Erni menyadari tidak mungkin memendam kebencian berlarut-larut karena tidak akan mengubah apa-apa, justru bisa menambah masalah. “Kalau pun saya membalas teroris, itu tidak akan mengembalikan suami saya,” ujarnya saat menceritakan suaminya yang meninggal dunia akibat aksi Bom Bali dalam suatu seminar yang diselenggarakan AIDA di Jakarta awal November 2018. Saking dekatnya kekeluargaan antara Erni dan Ali Fauzi, keduanya kerap melontarkan candaan dan saling berbagi hobi. Hal ini dilakukan bukan atas kehendak orang lain, melainkan atas kehendak korban dan mantan pelaku terorisme itu sendiri.

Dalam konteks rekonsiliasi antarpihak yang berselisih, Allah Swt berfirman:

إِنَّمَا ٱلْمُؤْمِنُونَ إِخْوَةٌ فَأَصْلِحُوا۟ بَيْنَ أَخَوَيْكُمْ ۚ وَٱتَّقُوا۟ ٱللَّهَ لَعَلَّكُمْ تُرْحَمُونَ

“Sesungguhnya orang-orang yang beriman bersaudara, karena itu damaikanlah antara kedua saudaramu (yang berselisih), dan bertakwalah kepada Allah agar kamu mendapat rahmat” (QS. Al-Hujurat: 10).
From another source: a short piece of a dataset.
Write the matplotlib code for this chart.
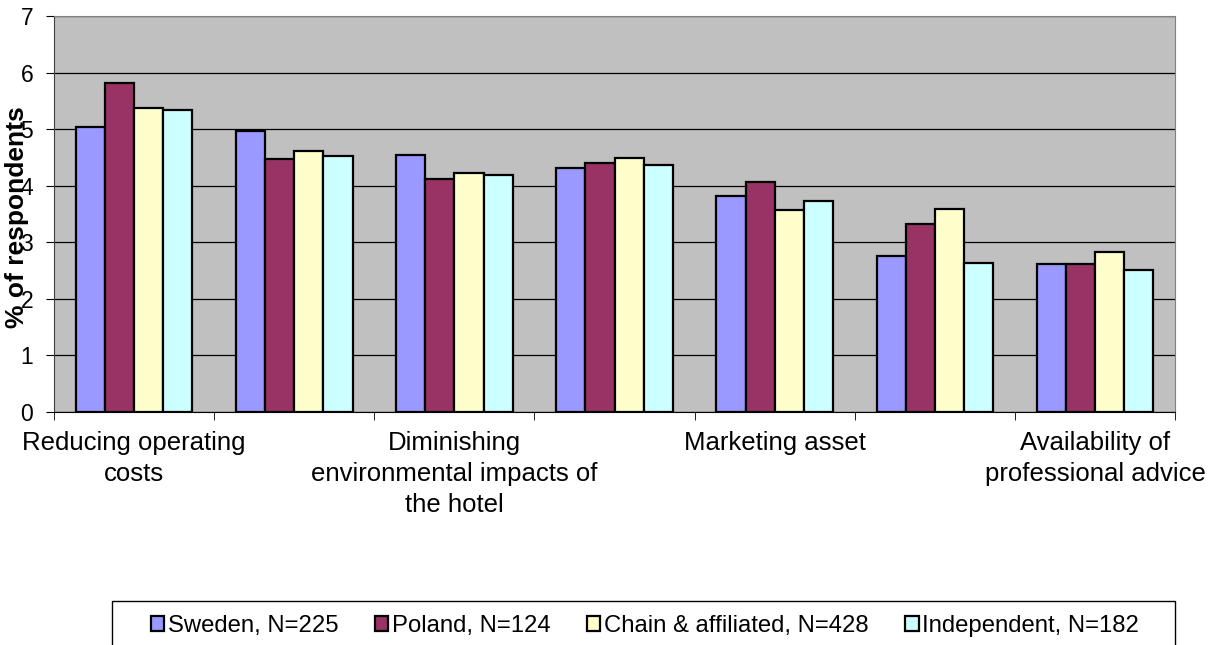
import numpy as np
import matplotlib.pyplot as plt
from matplotlib.patches import Rectangle

# Values (% of respondents)
categories = ["Reducing operating\ncosts", "",
              "Diminishing\nenvironmental impacts of\nthe hotel", "",
              "Marketing asset", "",
              "Availability of\nprofessional advice"]
sweden = [5.04, 4.96, 4.55, 4.32, 3.81, 2.75, 2.62]
poland = [5.82, 4.48, 4.12, 4.41, 4.07, 3.32, 2.62]
chain = [5.38, 4.61, 4.23, 4.49, 3.57, 3.58, 2.82]
independent = [5.34, 4.53, 4.19, 4.36, 3.73, 2.63, 2.51]
series_names = ["Sweden, N=225", "Poland, N=124",
                "Chain & affiliated, N=428", "Independent, N=182"]
colors = ["#9999FF", "#993366", "#FFFFCC", "#CCFFFF"]

plt.rcParams["font.family"] = ["Liberation Sans", "DejaVu Sans"]

fig = plt.figure(figsize=(12.16, 6.45), dpi=100)
ax = fig.add_axes([0.0444, 0.3612, 0.922, 0.614])
ax.set_facecolor("#C0C0C0")

x = np.arange(len(categories))
width = 0.182
for i, (vals, name, col) in enumerate(zip([sweden, poland, chain, independent],
                                          series_names, colors)):
    ax.bar(x + (i - 1.5) * width, vals, width, color=col, edgecolor="black",
           linewidth=1.6, label=name, zorder=3)

ax.set_xlim(-0.5, len(categories) - 0.5)
ax.set_ylim(0, 7)
ax.set_yticks(range(8))
ax.yaxis.grid(True, color="black", linewidth=0.9, zorder=1)
ax.tick_params(axis="y", labelsize=16.5, length=6, pad=9, direction="out")

# category labels at centres, tick marks at the boundaries
ax.set_xticks(x)
ax.set_xticklabels(categories, fontsize=18.5, linespacing=1.35)
ax.tick_params(axis="x", which="major", length=0, pad=14)
ax.set_xticks(np.arange(len(categories) + 1) - 0.5, minor=True)
ax.tick_params(axis="x", which="minor", length=6, direction="out")

for side in ["top", "right"]:
    ax.spines[side].set_color("#808080")
ax.spines["left"].set_color("#404040")

fig.text(0.014, 1 - 217 / 645, "% of respondents", rotation=90, fontsize=19,
         fontweight="bold", ha="center", va="center")

# legend box runs off the bottom of the picture
fig.patches.append(Rectangle((112 / 1216, -0.05), 1063 / 1216, 44 / 645 + 0.05,
                             transform=fig.transFigure, fill=False,
                             edgecolor="black", linewidth=1.0))
ax.legend(loc="upper left", bbox_to_anchor=(151 / 1216, 1 - 615 / 645, 988 / 1216, 0.0),
          bbox_transform=fig.transFigure, ncol=4, mode="expand", fontsize=17.2,
          frameon=False, handlelength=0.55, handleheight=0.55,
          handletextpad=0.15, borderpad=0, borderaxespad=0)

fig.savefig("out.png", dpi=100)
Melalui ayat ini Allah Swt menegaskan bahwa rekonsiliasi di antara dua belah pihak, yaitu pihak yang pernah melakukan kesalahan dan pihak yang menjadi korbannya harus diupayakan. Perbaikan hubungan antara pihak-pihak yang bertikai tidak hanya dimuliakan Allah tetapi juga menjadi harapan bagi masyarakat secara luas. Hal itu karena setiap manusia pada prinsipnya membutuhkan perdamaian dalam hidup.

Pada akhirnya, memaafkan dan meminta maaf hendaknya menjadi kesadaran bersama bahwa setiap kejadian di muka bumi ini telah ditakdirkan oleh Allah Swt. Setiap peristiwa di dunia ini merupakan ketetapan Allah yang tak seorang pun bisa menolaknya. Maka dari itu, seperih apa pun kejadian yang menimpa, kita harus menjadikannya sebagai pembelajaran, karena di balik semua kejadian di muka bumi ini pasti ada hikmah yang bisa kita ambil sebagai pembelajaran.